Interval Thresholding (Theorem 5.3):
- If $K = [-\epsilon, \epsilon]$ (standard soft thresholding), the faithfulness constant is bounded by:
  $\lim_{\epsilon \to 0} \tau_{K,n} \le \frac{\Sigma}{1+\Sigma}$
  where $\Sigma$ depends on the derivatives of Gegenbauer polynomials. For $n \ge 4$ , this bound is strictly less than 1 and scales as $O(1/n)$ .
- Result: Standard soft thresholding (zeroing out an interval) inevitably causes a geometric collapse of the feature space. The recoverable signal is limited to $O(1/n)$ of the original.

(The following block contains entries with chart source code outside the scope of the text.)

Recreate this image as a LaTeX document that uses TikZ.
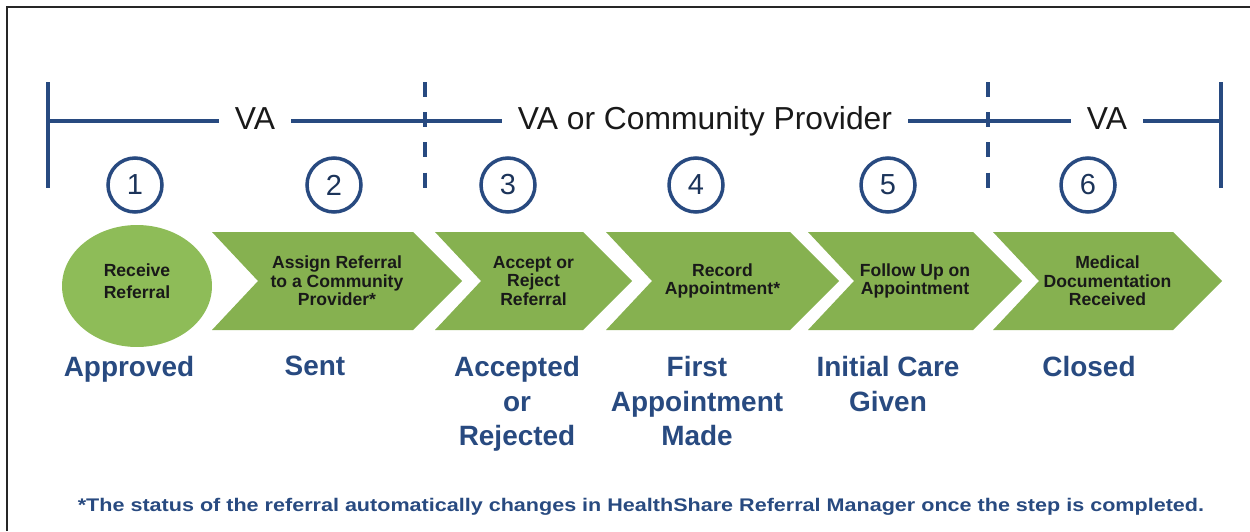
\documentclass[tikz,border=0pt]{standalone}
\usepackage{fontspec}
\setmainfont{Liberation Sans}
\usepackage{tikz}
\usetikzlibrary{shapes.geometric}

\definecolor{vanavy}{RGB}{40,74,128}
\definecolor{stepgreen}{RGB}{134,177,80}
\definecolor{startgreen}{RGB}{142,188,88}

\tikzset{
    bracketline/.style={vanavy, line width=2.2pt},
    dashline/.style={vanavy, line width=1.9pt, dash pattern=on 8.5pt off 8.7pt},
    partylabel/.style={anchor=base, inner xsep=0.32cm, inner ysep=0pt, text=black!90,
        font=\fontsize{18.1}{20}\selectfont},
    numcircle/.style={circle, draw=vanavy, line width=2pt, minimum size=1.08cm, inner sep=0pt,
        text=vanavy!70!black, font=\fontsize{16.5}{18}\selectfont},
    steptext/.style={align=center, inner sep=0pt, text=black!90,
        font=\bfseries\fontsize{10}{10.5}\selectfont},
    statustext/.style={align=center, anchor=north, inner sep=0pt, text=vanavy,
        font=\bfseries\fontsize{15.9}{19.6}\selectfont}
}

\begin{document}
\begin{tikzpicture}[x=0.02cm,y=-0.02cm]
    \useasboundingbox (0,0) rectangle (1250,531);
    \draw[line width=1.1pt, black!85] (7,531) -- (7,7) -- (1250,7);

    % who does the step
    \coordinate (ltop) at (48,82);
    \coordinate (lbot) at (48,188);
    \coordinate (lmid) at (48,121);
    \coordinate (rtop) at (1221,82);
    \coordinate (rbot) at (1221,188);
    \coordinate (rmid) at (1221,121);
    \coordinate (d1top) at (425,82);
    \coordinate (d1bot) at (425,188);
    \coordinate (d2top) at (988,82);
    \coordinate (d2bot) at (988,188);
    \node[partylabel] (va1) at (255,129.5) {VA};
    \node[partylabel] (vacp) at (705,129.5) {VA or Community Provider};
    \node[partylabel] (va2) at (1107,129.5) {VA};
    \draw[bracketline] (ltop) -- (lbot);
    \draw[bracketline] (rtop) -- (rbot);
    \draw[bracketline] (lmid) -- (lmid -| va1.west);
    \draw[bracketline] (lmid -| va1.east) -- (lmid -| vacp.west);
    \draw[bracketline] (lmid -| vacp.east) -- (lmid -| va2.west);
    \draw[bracketline] (lmid -| va2.east) -- (rmid);
    \draw[dashline] (d1top) -- (d1bot);
    \draw[dashline] (d2top) -- (d2bot);

    % step numbers
    \foreach \x/\k in {135/1,334/2,508/3,696/4,888/5,1088/6}
        \node[numcircle] (n\k) at (\x,185) {\k};

    % steps
    \node[ellipse, fill=startgreen, minimum width=3cm, minimum height=2.44cm, steptext,
        text depth=0.2cm, font=\bfseries\fontsize{10}{12.5}\selectfont] (s1) at (137,286) {Receive\\Referral};
    \foreach \L/\S/\n/\txt in {212/413/s2/{Assign Referral\\to a Community\\Provider*},
                               435/583/s3/{Accept or\\Reject\\Referral},
                               606/790/s4/{Record\\Appointment*},
                               808/973/s5/{Follow Up on\\Appointment},
                               993/1173/s6/{Medical\\Documentation\\Received}}
    {
        \fill[stepgreen] (\L,232) -- (\S,232) -- ({\S+49},281) -- (\S,330)
            -- (\L,330) -- ({\L+46},281) -- cycle;
        \node[steptext] (\n) at ({(\L+\S+49)/2},281) {\txt};
    }

    % status
    \foreach \x/\n/\txt in {129/approved/Approved, 315/sent/Sent,
                            517/accrej/{Accepted\\or\\Rejected},
                            697/firstapp/{First\\Appointment\\Made},
                            888/initcare/{Initial Care\\Given}, 1089/closed/Closed}
        \node[statustext] (\n) at (\x,356) {\txt};

    \node[text=vanavy, inner sep=0pt,
        font=\bfseries\fontsize{10.4}{12}\selectfont\addfontfeature{FakeStretch=1.18}] (note) at (641,507)
        {*The status of the referral automatically changes in HealthShare Referral Manager once the step is completed.};
\end{tikzpicture}
\end{document}
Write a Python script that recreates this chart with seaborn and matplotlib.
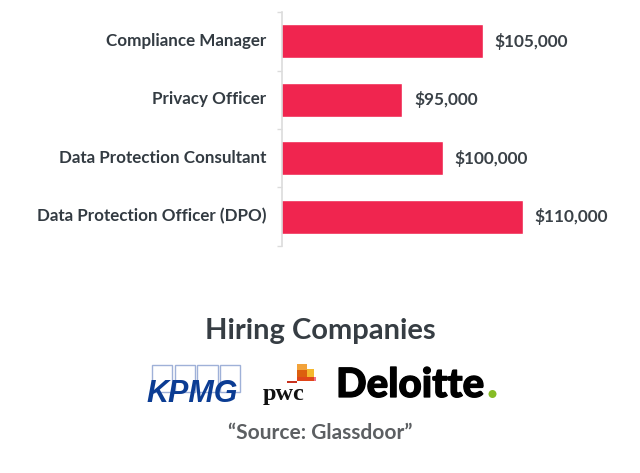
import pandas as pd
import seaborn as sns
import matplotlib.pyplot as plt
import matplotlib.patheffects as pe
from matplotlib.patches import Rectangle, Ellipse
from matplotlib.transforms import ScaledTranslation

roles = ['Compliance Manager', 'Privacy Officer', 'Data Protection Consultant', 'Data Protection Officer (DPO)']
salaries = [105000, 95000, 100000, 110000]
value_labels = ['$105,000', '$95,000', '$100,000', '$110,000']

W, H = 640, 473
sns.set_theme(style='white')
plt.rcParams['font.family'] = ['Lato', 'DejaVu Sans']

fig = plt.figure(figsize=(W / 100, H / 100), dpi=100)
ax = fig.add_axes([282 / W, 1 - 246 / H, 358 / W, 234 / H])

data = pd.DataFrame({'role': roles, 'salary': salaries})
sns.barplot(data=data, y='role', x='salary', color='#f0254f', saturation=1, width=0.573, ax=ax)
ax.set_xlim(80000, 124580)
ax.set_ylim(3.5, -0.5)
ax.set_xlabel('')
ax.set_ylabel('')
ax.set_xticks([])

# axis line with ticks between the categories
for s in ['top', 'right', 'bottom']:
    ax.spines[s].set_visible(False)
ax.spines['left'].set_color('#dcdcdc')
ax.spines['left'].set_linewidth(1.2)
ax.set_yticks([-0.5, 0.5, 1.5, 2.5, 3.5], minor=True)
ax.tick_params(axis='y', which='minor', length=3.6, width=1, color='#dcdcdc', left=True)
ax.tick_params(axis='y', which='major', length=0, pad=11.5, labelsize=12.25, labelcolor='#333b42')
shift_up = ScaledTranslation(0, 2 / 100, fig.dpi_scale_trans)
for lab in ax.get_yticklabels():
    lab.set_fontweight('bold')
    lab.set_transform(lab.get_transform() + shift_up)

ax.bar_label(ax.containers[0], labels=value_labels, padding=8.5, fontsize=12.4,
             fontweight='bold', color='#3a4147')


def px(x, y):
    return x / W, 1 - y / H


def label(x, y, s, **kw):
    return fig.text(*px(x, y), s, **kw)


def box(x0, y0, x1, y1, **kw):
    fig.add_artist(Rectangle(px(x0, y1), (x1 - x0) / W, (y1 - y0) / H, transform=fig.transFigure, **kw))


label(320, 331, 'Hiring Companies', ha='center', va='center', fontsize=21, fontweight='bold', color='#363d43')
label(320, 433, '\u201cSource: Glassdoor\u201d', ha='center', va='center', fontsize=15, fontweight='bold', color='#5c5f62')

# KPMG logo
for x0, x1 in [(152, 172), (175, 195), (197, 218), (220, 240)]:
    box(x0, 365, x1, 392, fill=False, edgecolor='#9fb1d8', linewidth=1)
label(146, 402, 'KPMG', ha='left', va='baseline', fontsize=22, fontweight='bold', style='italic',
      color='#0b3c93', family=['Liberation Sans'])

# PwC logo
pwc_blocks = [(297, 364, 307, 370, '#f2a23a'), (297, 370, 307, 378, '#dc5f0e'),
              (307, 369, 314, 377, '#f5b82e'), (297, 377, 314, 381, '#e0461a'),
              (314, 377, 316, 381, '#ee6f8c'), (287, 381, 297, 383, '#c8321e')]
for x0, y0, x1, y1, c in pwc_blocks:
    box(x0, y0, x1, y1, color=c, linewidth=0)
label(263, 400, 'pwc', ha='left', va='baseline', fontsize=17.5, fontweight='bold', color='#111111',
      family=['Liberation Serif'])

# Deloitte logo
deloitte = label(336, 397, 'Deloitte', ha='left', va='baseline', fontsize=29, fontweight='black', color='#000000',
                 family=['Lato'])
deloitte.set_path_effects([pe.withStroke(linewidth=0.9, foreground='#000000')])
fig.add_artist(Ellipse(px(492.5, 394), 8 / W, 8 / H, transform=fig.transFigure, color='#86bc25', linewidth=0))

fig.savefig('out.png', dpi=100)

4. Significance and Implications

Geometric Unbiasedness vs. Sparsity: The paper proves that one cannot have both "geometrically unbiased" soft thresholding (preserving the correlation structure via a valid kernel) and aggressive sparsity (zeroing out an interval). Enforcing a prior that variables are independent (zeroing small correlations) while maintaining positive definiteness requires a massive reduction in the signal strength.
Justification for Clustering: The results provide a rigorous geometric justification for why high-dimensional data analysis often requires clustering or feature selection (e.g., LASSO). If the underlying data does not possess an inherent clustered or sparse structure, attempting to threshold a correlation matrix to induce sparsity will violently collapse the signal.
Low Sample, High Feature Regime: The findings are particularly relevant for regimes where the number of features exceeds the sample size (low rank $n$ ). In these cases, the $O(1/n)$ bound is severe, suggesting that standard soft-thresholding estimators are fundamentally flawed unless the data is already highly structured.
Operator-Theoretic Insight: The paper reframes the problem using Reproducing Kernel Hilbert Spaces (RKHS) and operator norms, showing that Delsarte's method is essentially a bound on the variance that can survive a conditional expectation under an independence prior.

Conclusion

The paper demonstrates that while positive definite thresholding functions exist for fixed-rank matrices, soft thresholding (zeroing an interval) is geometrically catastrophic for the signal recovery, limiting the faithfulness to $O(1/n)$ . This implies that in high-dimensional statistics, one must rely on structural assumptions (like sparsity or clustering) rather than generic thresholding to preserve the validity and utility of correlation matrices.